--- Records to use ---

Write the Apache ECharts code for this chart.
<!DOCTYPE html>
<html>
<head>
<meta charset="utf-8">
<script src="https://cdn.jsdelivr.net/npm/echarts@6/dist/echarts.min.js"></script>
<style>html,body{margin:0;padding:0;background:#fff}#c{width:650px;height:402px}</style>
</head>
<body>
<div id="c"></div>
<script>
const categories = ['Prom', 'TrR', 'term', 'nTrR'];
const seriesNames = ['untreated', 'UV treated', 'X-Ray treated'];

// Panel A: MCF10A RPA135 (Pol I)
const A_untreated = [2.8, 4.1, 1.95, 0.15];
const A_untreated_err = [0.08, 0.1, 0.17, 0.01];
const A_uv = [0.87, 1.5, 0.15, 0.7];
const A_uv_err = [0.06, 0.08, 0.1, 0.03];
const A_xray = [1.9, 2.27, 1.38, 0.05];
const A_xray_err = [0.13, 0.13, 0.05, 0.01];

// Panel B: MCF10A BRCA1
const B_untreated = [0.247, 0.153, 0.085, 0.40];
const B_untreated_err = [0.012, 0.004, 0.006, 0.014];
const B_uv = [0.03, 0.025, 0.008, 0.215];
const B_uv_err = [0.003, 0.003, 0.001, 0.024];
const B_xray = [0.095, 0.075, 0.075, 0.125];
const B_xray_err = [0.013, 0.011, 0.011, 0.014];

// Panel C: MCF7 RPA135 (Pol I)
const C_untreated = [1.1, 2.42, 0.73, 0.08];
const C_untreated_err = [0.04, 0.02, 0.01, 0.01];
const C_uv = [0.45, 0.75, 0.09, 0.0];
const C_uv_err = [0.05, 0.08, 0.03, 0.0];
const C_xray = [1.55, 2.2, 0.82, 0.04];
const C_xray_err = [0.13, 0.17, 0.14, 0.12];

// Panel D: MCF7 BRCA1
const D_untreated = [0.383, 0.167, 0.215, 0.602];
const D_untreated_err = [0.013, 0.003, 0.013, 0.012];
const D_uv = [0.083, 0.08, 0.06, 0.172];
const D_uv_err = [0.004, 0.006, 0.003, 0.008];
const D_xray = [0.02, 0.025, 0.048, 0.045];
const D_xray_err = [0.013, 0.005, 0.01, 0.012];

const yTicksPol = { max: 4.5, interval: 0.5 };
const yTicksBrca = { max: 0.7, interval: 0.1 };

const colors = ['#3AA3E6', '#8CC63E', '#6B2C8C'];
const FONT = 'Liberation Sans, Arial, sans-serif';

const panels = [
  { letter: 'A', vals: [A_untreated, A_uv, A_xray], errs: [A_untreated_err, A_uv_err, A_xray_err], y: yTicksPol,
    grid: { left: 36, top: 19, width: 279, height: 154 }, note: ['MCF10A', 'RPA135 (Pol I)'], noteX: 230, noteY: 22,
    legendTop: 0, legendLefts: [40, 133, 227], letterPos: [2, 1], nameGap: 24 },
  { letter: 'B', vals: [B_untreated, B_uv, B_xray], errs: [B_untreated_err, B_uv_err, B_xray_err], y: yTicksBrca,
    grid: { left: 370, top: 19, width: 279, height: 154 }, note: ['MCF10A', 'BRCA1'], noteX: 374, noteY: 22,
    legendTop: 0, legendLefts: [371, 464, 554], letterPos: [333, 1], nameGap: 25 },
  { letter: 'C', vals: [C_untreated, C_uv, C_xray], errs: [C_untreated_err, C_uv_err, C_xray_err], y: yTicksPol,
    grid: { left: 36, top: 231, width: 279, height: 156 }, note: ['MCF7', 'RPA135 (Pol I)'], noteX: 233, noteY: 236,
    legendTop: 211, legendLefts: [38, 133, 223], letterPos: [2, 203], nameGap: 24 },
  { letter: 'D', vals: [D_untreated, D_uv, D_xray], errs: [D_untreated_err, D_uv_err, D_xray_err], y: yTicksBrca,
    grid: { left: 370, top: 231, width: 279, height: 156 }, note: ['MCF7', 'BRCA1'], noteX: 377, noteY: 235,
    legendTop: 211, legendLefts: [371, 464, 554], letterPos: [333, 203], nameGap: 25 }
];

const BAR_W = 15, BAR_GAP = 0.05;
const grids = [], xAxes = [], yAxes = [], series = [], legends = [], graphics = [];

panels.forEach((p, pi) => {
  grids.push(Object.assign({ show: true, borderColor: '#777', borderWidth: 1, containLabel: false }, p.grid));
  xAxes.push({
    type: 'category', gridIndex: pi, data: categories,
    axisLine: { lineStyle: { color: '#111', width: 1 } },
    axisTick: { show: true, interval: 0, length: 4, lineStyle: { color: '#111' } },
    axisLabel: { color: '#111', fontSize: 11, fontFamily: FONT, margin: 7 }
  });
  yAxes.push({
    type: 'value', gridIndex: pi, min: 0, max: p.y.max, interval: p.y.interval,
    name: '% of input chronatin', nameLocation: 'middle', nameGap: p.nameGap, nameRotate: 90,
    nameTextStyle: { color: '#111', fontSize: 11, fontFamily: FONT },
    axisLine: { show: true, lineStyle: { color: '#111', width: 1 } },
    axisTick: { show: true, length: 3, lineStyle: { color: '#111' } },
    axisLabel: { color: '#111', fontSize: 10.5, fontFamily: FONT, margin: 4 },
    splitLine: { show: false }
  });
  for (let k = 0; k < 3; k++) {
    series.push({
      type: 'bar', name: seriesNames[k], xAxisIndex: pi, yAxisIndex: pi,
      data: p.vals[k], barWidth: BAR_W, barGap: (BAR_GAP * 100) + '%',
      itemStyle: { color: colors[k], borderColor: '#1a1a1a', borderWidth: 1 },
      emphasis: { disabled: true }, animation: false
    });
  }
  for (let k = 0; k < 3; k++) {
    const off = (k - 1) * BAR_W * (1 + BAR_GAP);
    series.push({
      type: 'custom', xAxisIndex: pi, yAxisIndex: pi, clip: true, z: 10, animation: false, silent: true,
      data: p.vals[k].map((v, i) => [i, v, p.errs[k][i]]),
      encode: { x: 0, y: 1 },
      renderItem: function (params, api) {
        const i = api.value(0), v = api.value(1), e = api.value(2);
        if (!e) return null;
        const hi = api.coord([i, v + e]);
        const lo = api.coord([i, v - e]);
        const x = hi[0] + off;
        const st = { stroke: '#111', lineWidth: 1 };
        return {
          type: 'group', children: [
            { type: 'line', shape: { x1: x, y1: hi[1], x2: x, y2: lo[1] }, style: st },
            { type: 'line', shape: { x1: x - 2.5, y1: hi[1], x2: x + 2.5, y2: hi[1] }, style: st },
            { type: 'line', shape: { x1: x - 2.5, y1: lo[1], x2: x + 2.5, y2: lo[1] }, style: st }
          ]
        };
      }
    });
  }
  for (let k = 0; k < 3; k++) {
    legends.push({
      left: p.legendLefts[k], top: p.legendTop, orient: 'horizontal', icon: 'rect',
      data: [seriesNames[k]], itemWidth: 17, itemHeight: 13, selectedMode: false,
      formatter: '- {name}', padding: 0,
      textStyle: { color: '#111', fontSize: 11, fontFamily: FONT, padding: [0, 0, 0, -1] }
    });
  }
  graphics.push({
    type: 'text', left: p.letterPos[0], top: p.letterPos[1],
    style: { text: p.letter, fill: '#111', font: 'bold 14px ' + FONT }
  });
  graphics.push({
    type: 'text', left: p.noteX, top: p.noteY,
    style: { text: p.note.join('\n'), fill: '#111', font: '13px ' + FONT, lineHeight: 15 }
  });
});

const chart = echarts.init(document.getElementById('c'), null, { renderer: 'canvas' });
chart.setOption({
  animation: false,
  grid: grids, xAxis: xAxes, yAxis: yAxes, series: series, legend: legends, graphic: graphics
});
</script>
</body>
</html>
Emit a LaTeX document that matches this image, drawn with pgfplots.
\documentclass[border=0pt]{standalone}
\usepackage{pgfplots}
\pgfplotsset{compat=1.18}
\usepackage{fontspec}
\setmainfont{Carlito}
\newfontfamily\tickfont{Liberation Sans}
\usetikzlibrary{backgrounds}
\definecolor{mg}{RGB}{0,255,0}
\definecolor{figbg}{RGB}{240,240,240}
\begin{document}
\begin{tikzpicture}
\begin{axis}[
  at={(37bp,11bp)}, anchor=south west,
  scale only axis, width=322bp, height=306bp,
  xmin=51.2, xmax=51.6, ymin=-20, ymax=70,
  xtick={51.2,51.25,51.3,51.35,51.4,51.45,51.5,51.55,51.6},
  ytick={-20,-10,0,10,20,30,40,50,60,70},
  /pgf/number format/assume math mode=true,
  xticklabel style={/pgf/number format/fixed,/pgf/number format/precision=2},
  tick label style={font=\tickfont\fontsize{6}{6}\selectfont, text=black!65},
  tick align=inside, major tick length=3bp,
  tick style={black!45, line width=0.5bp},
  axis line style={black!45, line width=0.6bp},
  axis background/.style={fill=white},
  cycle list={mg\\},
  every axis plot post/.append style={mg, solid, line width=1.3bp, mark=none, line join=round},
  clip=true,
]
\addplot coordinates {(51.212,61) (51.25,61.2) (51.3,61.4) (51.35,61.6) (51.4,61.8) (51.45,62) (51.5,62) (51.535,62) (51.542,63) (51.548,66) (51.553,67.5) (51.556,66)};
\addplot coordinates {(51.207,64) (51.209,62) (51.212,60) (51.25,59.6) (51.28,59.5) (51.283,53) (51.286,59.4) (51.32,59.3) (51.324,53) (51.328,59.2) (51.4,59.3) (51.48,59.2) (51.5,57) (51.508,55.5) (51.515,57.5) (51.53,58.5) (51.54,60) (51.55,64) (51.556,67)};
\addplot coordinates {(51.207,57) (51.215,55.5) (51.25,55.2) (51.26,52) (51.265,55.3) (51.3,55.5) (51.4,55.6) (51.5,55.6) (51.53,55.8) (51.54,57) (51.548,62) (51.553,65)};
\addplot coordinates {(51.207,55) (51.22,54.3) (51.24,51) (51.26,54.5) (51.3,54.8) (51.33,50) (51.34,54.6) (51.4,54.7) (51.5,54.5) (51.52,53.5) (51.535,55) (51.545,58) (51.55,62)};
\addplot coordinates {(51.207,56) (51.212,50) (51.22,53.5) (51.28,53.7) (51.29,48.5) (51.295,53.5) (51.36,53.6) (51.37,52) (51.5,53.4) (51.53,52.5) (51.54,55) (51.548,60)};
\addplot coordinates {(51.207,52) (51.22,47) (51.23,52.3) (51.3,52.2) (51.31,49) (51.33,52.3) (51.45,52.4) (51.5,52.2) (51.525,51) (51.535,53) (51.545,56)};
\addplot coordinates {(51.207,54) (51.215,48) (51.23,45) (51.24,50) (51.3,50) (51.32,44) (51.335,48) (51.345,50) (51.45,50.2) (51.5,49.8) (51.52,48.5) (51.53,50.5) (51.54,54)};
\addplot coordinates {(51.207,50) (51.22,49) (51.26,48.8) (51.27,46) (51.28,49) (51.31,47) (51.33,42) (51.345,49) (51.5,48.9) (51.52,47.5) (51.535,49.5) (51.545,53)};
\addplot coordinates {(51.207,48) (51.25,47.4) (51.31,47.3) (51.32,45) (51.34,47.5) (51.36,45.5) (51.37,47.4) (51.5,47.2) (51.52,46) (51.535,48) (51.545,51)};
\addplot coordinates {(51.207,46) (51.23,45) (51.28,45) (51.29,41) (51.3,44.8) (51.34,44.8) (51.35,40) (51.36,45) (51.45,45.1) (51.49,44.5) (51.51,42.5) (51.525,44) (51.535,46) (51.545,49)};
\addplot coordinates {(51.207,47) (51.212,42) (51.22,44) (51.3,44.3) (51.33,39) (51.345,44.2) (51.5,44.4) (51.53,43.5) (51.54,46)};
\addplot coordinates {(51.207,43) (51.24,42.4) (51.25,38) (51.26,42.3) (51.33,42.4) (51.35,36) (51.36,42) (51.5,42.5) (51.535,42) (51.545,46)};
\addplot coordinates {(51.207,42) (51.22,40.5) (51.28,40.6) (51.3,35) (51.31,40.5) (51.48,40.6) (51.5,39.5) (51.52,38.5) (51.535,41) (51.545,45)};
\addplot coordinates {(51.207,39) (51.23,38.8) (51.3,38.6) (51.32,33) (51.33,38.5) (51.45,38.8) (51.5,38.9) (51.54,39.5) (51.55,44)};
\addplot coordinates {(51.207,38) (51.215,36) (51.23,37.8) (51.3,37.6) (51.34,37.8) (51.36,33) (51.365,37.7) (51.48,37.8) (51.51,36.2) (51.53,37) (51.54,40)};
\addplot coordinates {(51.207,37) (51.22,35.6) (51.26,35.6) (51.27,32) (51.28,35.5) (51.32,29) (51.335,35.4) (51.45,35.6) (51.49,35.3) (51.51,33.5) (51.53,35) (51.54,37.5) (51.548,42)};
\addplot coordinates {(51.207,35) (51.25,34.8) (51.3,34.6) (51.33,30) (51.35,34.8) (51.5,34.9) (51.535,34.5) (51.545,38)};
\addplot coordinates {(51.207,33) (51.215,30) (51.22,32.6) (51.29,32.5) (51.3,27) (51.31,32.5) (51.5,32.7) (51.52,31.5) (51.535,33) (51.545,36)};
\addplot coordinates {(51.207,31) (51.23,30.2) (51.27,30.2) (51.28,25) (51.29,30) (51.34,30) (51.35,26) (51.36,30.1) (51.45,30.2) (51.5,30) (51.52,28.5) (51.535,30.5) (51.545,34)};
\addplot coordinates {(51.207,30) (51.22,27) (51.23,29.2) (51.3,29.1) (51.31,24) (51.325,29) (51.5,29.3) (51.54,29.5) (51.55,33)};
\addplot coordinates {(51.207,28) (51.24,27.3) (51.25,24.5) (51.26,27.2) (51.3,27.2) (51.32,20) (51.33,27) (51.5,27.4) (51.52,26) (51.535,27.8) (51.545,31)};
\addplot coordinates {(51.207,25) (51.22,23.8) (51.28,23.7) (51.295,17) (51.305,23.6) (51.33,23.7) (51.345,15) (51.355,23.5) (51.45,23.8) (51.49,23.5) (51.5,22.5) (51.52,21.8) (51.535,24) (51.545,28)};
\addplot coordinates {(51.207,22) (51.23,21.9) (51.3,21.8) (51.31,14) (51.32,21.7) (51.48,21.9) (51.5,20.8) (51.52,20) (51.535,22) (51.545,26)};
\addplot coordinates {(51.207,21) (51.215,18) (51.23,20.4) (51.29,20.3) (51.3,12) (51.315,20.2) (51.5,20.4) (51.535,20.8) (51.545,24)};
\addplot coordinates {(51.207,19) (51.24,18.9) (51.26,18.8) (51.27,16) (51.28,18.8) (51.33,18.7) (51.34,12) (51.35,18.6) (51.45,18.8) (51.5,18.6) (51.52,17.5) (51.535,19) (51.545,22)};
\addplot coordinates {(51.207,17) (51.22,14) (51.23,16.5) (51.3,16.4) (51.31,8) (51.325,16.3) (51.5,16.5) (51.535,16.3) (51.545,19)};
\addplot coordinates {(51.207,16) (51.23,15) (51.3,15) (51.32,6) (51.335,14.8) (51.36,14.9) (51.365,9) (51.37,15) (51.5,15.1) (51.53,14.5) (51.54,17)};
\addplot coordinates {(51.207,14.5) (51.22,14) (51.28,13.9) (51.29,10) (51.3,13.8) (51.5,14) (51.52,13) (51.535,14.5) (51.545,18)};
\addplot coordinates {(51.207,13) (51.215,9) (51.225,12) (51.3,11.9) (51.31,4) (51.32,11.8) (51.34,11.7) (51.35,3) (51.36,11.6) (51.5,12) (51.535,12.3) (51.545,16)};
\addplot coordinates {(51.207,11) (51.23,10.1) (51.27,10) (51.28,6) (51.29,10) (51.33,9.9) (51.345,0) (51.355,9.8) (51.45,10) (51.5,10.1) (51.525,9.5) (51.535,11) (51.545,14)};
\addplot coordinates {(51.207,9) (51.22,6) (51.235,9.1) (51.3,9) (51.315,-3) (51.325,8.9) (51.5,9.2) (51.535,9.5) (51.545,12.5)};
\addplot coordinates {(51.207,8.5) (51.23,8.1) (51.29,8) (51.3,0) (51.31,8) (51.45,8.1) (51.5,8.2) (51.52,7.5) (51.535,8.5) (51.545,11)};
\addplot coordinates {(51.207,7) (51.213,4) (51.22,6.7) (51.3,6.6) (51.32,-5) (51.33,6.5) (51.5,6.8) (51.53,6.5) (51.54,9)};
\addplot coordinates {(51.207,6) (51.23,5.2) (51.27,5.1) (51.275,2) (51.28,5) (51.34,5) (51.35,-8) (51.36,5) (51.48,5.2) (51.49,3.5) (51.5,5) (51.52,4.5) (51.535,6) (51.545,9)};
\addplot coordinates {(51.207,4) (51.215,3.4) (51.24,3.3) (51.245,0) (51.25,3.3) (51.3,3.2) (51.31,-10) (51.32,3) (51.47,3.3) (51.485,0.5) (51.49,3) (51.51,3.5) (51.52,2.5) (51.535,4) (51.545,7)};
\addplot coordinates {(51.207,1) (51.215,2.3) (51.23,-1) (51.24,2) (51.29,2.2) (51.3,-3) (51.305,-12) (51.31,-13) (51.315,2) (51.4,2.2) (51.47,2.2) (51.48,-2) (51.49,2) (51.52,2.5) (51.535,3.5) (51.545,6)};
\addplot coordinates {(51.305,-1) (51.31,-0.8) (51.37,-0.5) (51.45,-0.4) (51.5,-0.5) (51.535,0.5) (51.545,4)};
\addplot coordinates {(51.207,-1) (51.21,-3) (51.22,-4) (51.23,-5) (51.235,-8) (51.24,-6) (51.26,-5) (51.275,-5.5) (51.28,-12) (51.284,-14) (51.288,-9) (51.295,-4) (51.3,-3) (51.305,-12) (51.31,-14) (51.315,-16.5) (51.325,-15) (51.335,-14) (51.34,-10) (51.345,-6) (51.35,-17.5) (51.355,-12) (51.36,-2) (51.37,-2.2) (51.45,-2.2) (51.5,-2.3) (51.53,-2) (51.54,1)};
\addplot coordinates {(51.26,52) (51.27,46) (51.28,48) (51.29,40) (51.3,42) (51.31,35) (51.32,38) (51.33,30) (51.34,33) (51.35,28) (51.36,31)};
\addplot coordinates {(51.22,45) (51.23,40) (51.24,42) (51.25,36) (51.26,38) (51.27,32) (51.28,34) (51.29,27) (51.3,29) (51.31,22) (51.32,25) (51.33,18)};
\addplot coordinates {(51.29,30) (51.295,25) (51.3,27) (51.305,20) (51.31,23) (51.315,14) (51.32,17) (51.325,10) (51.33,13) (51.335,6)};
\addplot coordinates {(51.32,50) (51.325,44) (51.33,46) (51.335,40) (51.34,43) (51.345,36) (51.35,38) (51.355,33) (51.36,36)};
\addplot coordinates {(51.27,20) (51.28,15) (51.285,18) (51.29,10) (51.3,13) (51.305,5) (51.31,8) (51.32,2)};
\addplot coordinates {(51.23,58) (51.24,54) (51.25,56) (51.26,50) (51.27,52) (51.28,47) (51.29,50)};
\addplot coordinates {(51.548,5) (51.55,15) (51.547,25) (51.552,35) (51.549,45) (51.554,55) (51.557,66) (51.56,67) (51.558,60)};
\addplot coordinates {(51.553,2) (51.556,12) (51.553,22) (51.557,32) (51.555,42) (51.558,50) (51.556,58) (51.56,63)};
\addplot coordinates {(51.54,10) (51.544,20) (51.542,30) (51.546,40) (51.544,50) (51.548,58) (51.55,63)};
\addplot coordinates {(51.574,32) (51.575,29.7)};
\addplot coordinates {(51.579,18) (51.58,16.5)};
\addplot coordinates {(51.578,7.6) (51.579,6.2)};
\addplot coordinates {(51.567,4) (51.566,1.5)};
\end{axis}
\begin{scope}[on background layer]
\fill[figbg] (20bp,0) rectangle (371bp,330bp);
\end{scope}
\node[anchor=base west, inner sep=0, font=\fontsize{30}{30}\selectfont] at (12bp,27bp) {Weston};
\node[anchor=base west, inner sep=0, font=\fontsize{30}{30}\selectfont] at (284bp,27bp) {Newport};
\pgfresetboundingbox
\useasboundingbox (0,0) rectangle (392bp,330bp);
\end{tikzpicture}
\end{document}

---

Reply with the number of lines in the material above that contain "this", and nothing more.

_Complete output_
2